The Chair of the NEC Staffing Committee, Bob Oram, gave the NEC a verbal report which covered among other things, the recruitment of new organising staff.

I had queried why a detailed report on this appeared to have been given to the Service Group Liaison Committee in March but had not been given to either the NEC or its Development and Organisation Committee. The Chair of the SLGC (Jane Carolan) had already explained to me that the report had been received because the Committee had asked for it – which is fair enough.

However I am concerned that important areas of the NEC’s overall responsibility for management of the Union are slipping away into other less accountable forums.

The Service Group Liaison Committee, consisting of Service Group Chairs and a small number of leading NEC members is one such body, another is the regular forum for Regional Convenors and Regional Secretaries, of which our President commented that upon being invited to that meeting she had learned things that she hadn’t known – but then she is only the senior lay member of the Union…

Happily the Chair of the Staffing Committee said he would be only too pleased to provide written reports.

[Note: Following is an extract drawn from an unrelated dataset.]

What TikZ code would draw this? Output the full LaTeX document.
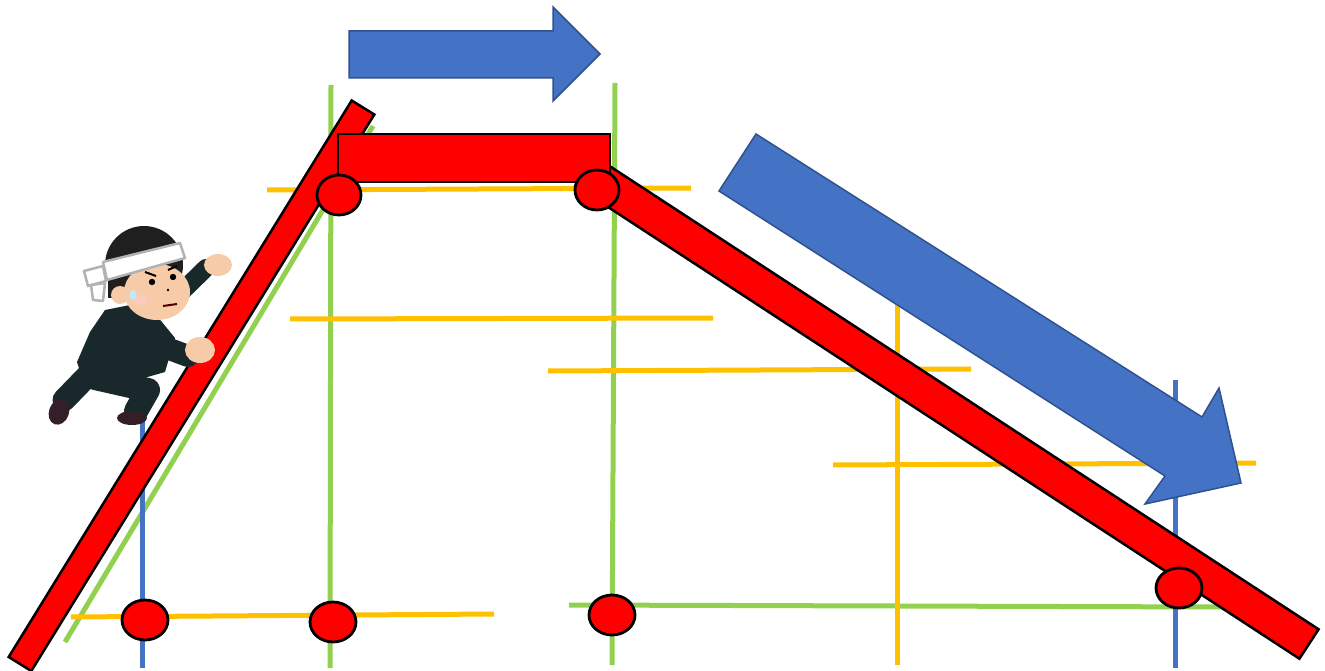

Another issue raising questions of governance in the Union is the current review of UNISON’s service group structures, discussed at Conference last year, which will not be on the agenda for this year’s Conference – but there will be discussion at the Development and Organisation Committee in July and the NEC in the autumn. This will follow on from discussion within the Service Group Executives. There has also been consultation with Regional Convenors so we can anticipate some discussion at the Regional Committee.

Options under consideration include eliminating Service Groups from our structure all together and also rearranging our service group structures in ways which merge smaller service groups and reduce the size of the local government service group. Whilst no one thinks our current structures are perfect, no particularly coherent argument has yet been advanced for any of the competing options under discussion.

Branches should probably be alert to the possibility that next year we will see an attempt at an “enabling” Rule Amendment which would permit the NEC to restructure the Union, although this idea will probably have met well-deserved oblivion before we get to Conference 2009.